Stars celebrate the passion and poetry of Harold Pinter

This article is more than 14 years old
A first-rate cast paid tribute to the great playwright last night with a series of readings and scenes at the National Theatre

The stars turned out in force last night for a celebration of the work of Harold Pinter, who died last December. Jude Law and Penelope Wilton rushed straight from a matinee of Hamlet to join the glittering onstage ensemble at the Olivier theatre – one that included Jeremy Irons, Colin Firth, Alan Rickman, Lindsay Duncan, Eileen Atkins, Janie Dee and a host of others for whom the memory of Pinter is strong and abiding.

The form of the evening, which was directed by Ian Rickson, had a crystalline, Pinteresque clarity. No eulogies, speeches or florid tributes: simply a focus on the work itself, revealing Pinter's poetry and polemical vigour. If Pinter's generosity came across, it was in some of his prose pieces. Douglas Hodge read three extracts from Pinter's portrait of the great Irish actor, Anew McMaster, in which Pinter recalled playing Iago to McMaster's Othello before a riotously drunken Saint Patrick's Day audience. Sam West also reminded us of Pinter's affectionate tribute to the great Somerset bowler, Arthur Wellard.

The passion and humour of Pinter's plays was also richly represented. We had David Bradley and Colin Firth doing speeches from The Caretaker: the one evoking the vagrant aggression of Davies, the other the desolate pathos of Aston. We had Eileen Atkins and Sheila Hancock in the sketch The Black and White, as two old women keeping death at bay. I was also constantly reminded of the erotic tension in Pinter's work. Lia Williams in The Homecoming, the sinuous Gina McKee and the svelte Lindsay Duncan in Old Times, and Janie Dee and Michael Sheen in Betrayal, all reminded us of Pinter's ability to raise the sexual temperature to boiling point.

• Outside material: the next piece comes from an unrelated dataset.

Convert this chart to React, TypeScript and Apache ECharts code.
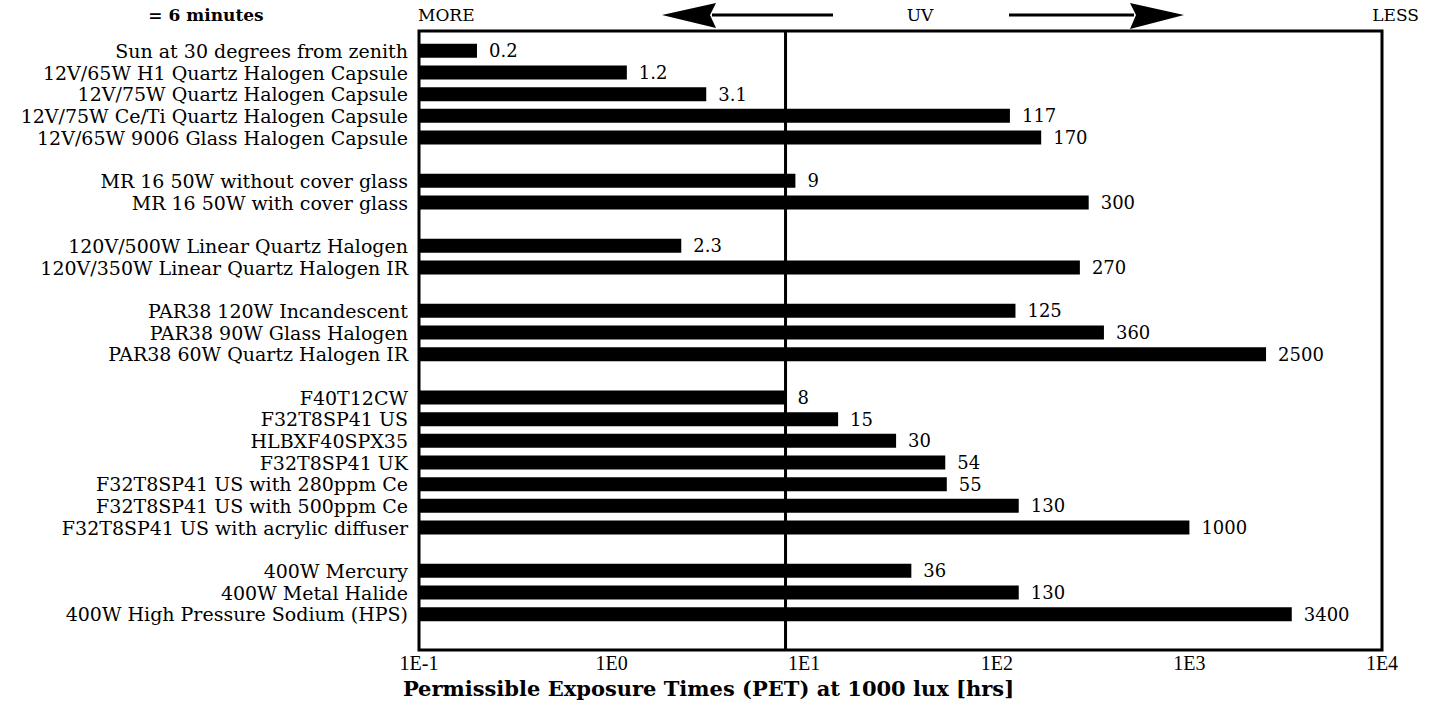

But it wasn't simply an evening of famous names – and here I must declare an interest. At the climax, nine students from the London Academy of Music and Dramatic Art, who I directed last year, performed an abbreviated version of Pinter's Nobel lecture. I am hardly objective, but their energy and attack was deeply moving in that it showed the baton of Pinter performance being passed from one generation to the next. But perhaps the last word should lie with the poetry. To hear three of Pinter's love-poems to his wife, Antonia Fraser, was to find one's eyes pricked with tears, and to be reminded of a great playwright's understanding of the heart's affections.